**DIRECTIONS**
Under this task are some entries; return every one of them exactly.

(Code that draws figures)
--------------------------------
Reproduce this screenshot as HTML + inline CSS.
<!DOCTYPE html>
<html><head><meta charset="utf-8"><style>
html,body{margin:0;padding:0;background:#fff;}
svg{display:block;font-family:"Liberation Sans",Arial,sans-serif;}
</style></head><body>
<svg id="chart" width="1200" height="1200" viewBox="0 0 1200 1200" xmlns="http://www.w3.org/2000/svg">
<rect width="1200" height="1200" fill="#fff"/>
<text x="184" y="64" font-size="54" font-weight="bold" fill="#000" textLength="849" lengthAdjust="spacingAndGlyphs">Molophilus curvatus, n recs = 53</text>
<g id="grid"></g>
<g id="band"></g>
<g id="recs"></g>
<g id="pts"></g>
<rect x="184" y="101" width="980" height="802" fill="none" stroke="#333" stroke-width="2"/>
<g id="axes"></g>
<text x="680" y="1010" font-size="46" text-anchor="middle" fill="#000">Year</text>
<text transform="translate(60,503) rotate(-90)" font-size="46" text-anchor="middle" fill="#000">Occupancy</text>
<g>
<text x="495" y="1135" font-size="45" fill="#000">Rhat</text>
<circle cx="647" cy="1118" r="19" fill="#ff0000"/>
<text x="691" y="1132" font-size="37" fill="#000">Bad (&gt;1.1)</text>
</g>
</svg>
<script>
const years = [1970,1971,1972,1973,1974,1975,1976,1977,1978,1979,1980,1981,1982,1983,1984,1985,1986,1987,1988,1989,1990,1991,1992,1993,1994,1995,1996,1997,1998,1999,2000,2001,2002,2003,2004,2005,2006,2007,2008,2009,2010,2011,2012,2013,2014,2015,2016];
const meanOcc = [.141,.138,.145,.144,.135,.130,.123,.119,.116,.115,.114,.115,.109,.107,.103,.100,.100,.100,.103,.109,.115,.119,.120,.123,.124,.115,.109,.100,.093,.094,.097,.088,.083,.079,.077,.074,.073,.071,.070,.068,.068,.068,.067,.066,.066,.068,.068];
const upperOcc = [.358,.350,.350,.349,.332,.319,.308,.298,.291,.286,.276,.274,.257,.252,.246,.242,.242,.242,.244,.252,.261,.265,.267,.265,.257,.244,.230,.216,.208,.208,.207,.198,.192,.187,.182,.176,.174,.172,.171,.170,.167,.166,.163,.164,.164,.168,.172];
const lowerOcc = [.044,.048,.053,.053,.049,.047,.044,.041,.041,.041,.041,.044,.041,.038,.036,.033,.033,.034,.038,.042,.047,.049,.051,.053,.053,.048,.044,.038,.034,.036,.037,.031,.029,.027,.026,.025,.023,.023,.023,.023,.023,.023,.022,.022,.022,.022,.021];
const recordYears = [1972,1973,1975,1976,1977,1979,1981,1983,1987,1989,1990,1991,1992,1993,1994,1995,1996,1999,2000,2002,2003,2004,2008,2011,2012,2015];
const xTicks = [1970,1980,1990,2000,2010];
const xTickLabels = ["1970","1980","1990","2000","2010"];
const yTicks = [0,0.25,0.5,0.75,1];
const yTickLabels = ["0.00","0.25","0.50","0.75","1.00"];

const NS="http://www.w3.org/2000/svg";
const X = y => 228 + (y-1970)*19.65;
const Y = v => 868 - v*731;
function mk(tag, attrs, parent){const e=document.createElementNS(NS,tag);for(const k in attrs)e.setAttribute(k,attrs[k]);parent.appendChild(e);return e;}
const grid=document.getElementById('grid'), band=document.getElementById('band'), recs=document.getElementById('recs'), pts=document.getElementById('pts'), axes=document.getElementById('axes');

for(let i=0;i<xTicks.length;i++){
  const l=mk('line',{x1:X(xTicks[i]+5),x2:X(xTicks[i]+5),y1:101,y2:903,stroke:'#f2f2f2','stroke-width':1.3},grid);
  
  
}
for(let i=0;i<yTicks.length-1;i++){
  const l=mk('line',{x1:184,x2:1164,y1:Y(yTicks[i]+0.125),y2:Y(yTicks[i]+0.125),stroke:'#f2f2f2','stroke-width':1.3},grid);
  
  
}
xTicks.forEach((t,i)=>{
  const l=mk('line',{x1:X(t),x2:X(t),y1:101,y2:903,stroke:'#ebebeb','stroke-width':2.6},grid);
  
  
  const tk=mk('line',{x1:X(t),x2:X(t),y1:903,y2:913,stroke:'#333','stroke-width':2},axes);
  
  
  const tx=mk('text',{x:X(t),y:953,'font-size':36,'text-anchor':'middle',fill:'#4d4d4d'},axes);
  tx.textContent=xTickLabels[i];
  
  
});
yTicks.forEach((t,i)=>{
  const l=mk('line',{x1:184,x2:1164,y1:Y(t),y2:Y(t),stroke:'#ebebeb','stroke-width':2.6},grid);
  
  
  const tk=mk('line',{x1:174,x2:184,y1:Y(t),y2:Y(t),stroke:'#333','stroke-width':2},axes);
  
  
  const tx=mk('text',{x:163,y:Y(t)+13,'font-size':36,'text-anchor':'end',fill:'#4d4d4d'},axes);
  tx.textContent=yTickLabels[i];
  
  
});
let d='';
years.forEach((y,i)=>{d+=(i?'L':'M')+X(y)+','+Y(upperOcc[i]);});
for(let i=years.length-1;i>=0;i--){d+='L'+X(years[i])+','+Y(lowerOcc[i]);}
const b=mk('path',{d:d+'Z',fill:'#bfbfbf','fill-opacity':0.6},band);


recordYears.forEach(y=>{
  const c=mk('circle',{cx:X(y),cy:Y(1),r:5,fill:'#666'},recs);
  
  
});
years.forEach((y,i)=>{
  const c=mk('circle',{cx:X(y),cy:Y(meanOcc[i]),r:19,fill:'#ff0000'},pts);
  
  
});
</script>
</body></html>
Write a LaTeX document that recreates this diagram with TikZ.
--------------------------------
**TASK SOLUTION**
Reproduce this screenshot as HTML + inline CSS.
<!DOCTYPE html>
<html><head><meta charset="utf-8"><style>
html,body{margin:0;padding:0;background:#fff;}
svg{display:block;font-family:"Liberation Sans",Arial,sans-serif;}
</style></head><body>
<svg id="chart" width="1200" height="1200" viewBox="0 0 1200 1200" xmlns="http://www.w3.org/2000/svg">
<rect width="1200" height="1200" fill="#fff"/>
<text x="184" y="64" font-size="54" font-weight="bold" fill="#000" textLength="849" lengthAdjust="spacingAndGlyphs">Molophilus curvatus, n recs = 53</text>
<g id="grid"></g>
<g id="band"></g>
<g id="recs"></g>
<g id="pts"></g>
<rect x="184" y="101" width="980" height="802" fill="none" stroke="#333" stroke-width="2"/>
<g id="axes"></g>
<text x="680" y="1010" font-size="46" text-anchor="middle" fill="#000">Year</text>
<text transform="translate(60,503) rotate(-90)" font-size="46" text-anchor="middle" fill="#000">Occupancy</text>
<g>
<text x="495" y="1135" font-size="45" fill="#000">Rhat</text>
<circle cx="647" cy="1118" r="19" fill="#ff0000"/>
<text x="691" y="1132" font-size="37" fill="#000">Bad (&gt;1.1)</text>
</g>
</svg>
<script>
const years = [1970,1971,1972,1973,1974,1975,1976,1977,1978,1979,1980,1981,1982,1983,1984,1985,1986,1987,1988,1989,1990,1991,1992,1993,1994,1995,1996,1997,1998,1999,2000,2001,2002,2003,2004,2005,2006,2007,2008,2009,2010,2011,2012,2013,2014,2015,2016];
const meanOcc = [.141,.138,.145,.144,.135,.130,.123,.119,.116,.115,.114,.115,.109,.107,.103,.100,.100,.100,.103,.109,.115,.119,.120,.123,.124,.115,.109,.100,.093,.094,.097,.088,.083,.079,.077,.074,.073,.071,.070,.068,.068,.068,.067,.066,.066,.068,.068];
const upperOcc = [.358,.350,.350,.349,.332,.319,.308,.298,.291,.286,.276,.274,.257,.252,.246,.242,.242,.242,.244,.252,.261,.265,.267,.265,.257,.244,.230,.216,.208,.208,.207,.198,.192,.187,.182,.176,.174,.172,.171,.170,.167,.166,.163,.164,.164,.168,.172];
const lowerOcc = [.044,.048,.053,.053,.049,.047,.044,.041,.041,.041,.041,.044,.041,.038,.036,.033,.033,.034,.038,.042,.047,.049,.051,.053,.053,.048,.044,.038,.034,.036,.037,.031,.029,.027,.026,.025,.023,.023,.023,.023,.023,.023,.022,.022,.022,.022,.021];
const recordYears = [1972,1973,1975,1976,1977,1979,1981,1983,1987,1989,1990,1991,1992,1993,1994,1995,1996,1999,2000,2002,2003,2004,2008,2011,2012,2015];
const xTicks = [1970,1980,1990,2000,2010];
const xTickLabels = ["1970","1980","1990","2000","2010"];
const yTicks = [0,0.25,0.5,0.75,1];
const yTickLabels = ["0.00","0.25","0.50","0.75","1.00"];

const NS="http://www.w3.org/2000/svg";
const X = y => 228 + (y-1970)*19.65;
const Y = v => 868 - v*731;
function mk(tag, attrs, parent){const e=document.createElementNS(NS,tag);for(const k in attrs)e.setAttribute(k,attrs[k]);parent.appendChild(e);return e;}
const grid=document.getElementById('grid'), band=document.getElementById('band'), recs=document.getElementById('recs'), pts=document.getElementById('pts'), axes=document.getElementById('axes');

for(let i=0;i<xTicks.length;i++){
  const l=mk('line',{x1:X(xTicks[i]+5),x2:X(xTicks[i]+5),y1:101,y2:903,stroke:'#f2f2f2','stroke-width':1.3},grid);
  
  
}
for(let i=0;i<yTicks.length-1;i++){
  const l=mk('line',{x1:184,x2:1164,y1:Y(yTicks[i]+0.125),y2:Y(yTicks[i]+0.125),stroke:'#f2f2f2','stroke-width':1.3},grid);
  
  
}
xTicks.forEach((t,i)=>{
  const l=mk('line',{x1:X(t),x2:X(t),y1:101,y2:903,stroke:'#ebebeb','stroke-width':2.6},grid);
  
  
  const tk=mk('line',{x1:X(t),x2:X(t),y1:903,y2:913,stroke:'#333','stroke-width':2},axes);
  
  
  const tx=mk('text',{x:X(t),y:953,'font-size':36,'text-anchor':'middle',fill:'#4d4d4d'},axes);
  tx.textContent=xTickLabels[i];
  
  
});
yTicks.forEach((t,i)=>{
  const l=mk('line',{x1:184,x2:1164,y1:Y(t),y2:Y(t),stroke:'#ebebeb','stroke-width':2.6},grid);
  
  
  const tk=mk('line',{x1:174,x2:184,y1:Y(t),y2:Y(t),stroke:'#333','stroke-width':2},axes);
  
  
  const tx=mk('text',{x:163,y:Y(t)+13,'font-size':36,'text-anchor':'end',fill:'#4d4d4d'},axes);
  tx.textContent=yTickLabels[i];
  
  
});
let d='';
years.forEach((y,i)=>{d+=(i?'L':'M')+X(y)+','+Y(upperOcc[i]);});
for(let i=years.length-1;i>=0;i--){d+='L'+X(years[i])+','+Y(lowerOcc[i]);}
const b=mk('path',{d:d+'Z',fill:'#bfbfbf','fill-opacity':0.6},band);


recordYears.forEach(y=>{
  const c=mk('circle',{cx:X(y),cy:Y(1),r:5,fill:'#666'},recs);
  
  
});
years.forEach((y,i)=>{
  const c=mk('circle',{cx:X(y),cy:Y(meanOcc[i]),r:19,fill:'#ff0000'},pts);
  
  
});
</script>
</body></html>
Write a LaTeX document that recreates this diagram with TikZ.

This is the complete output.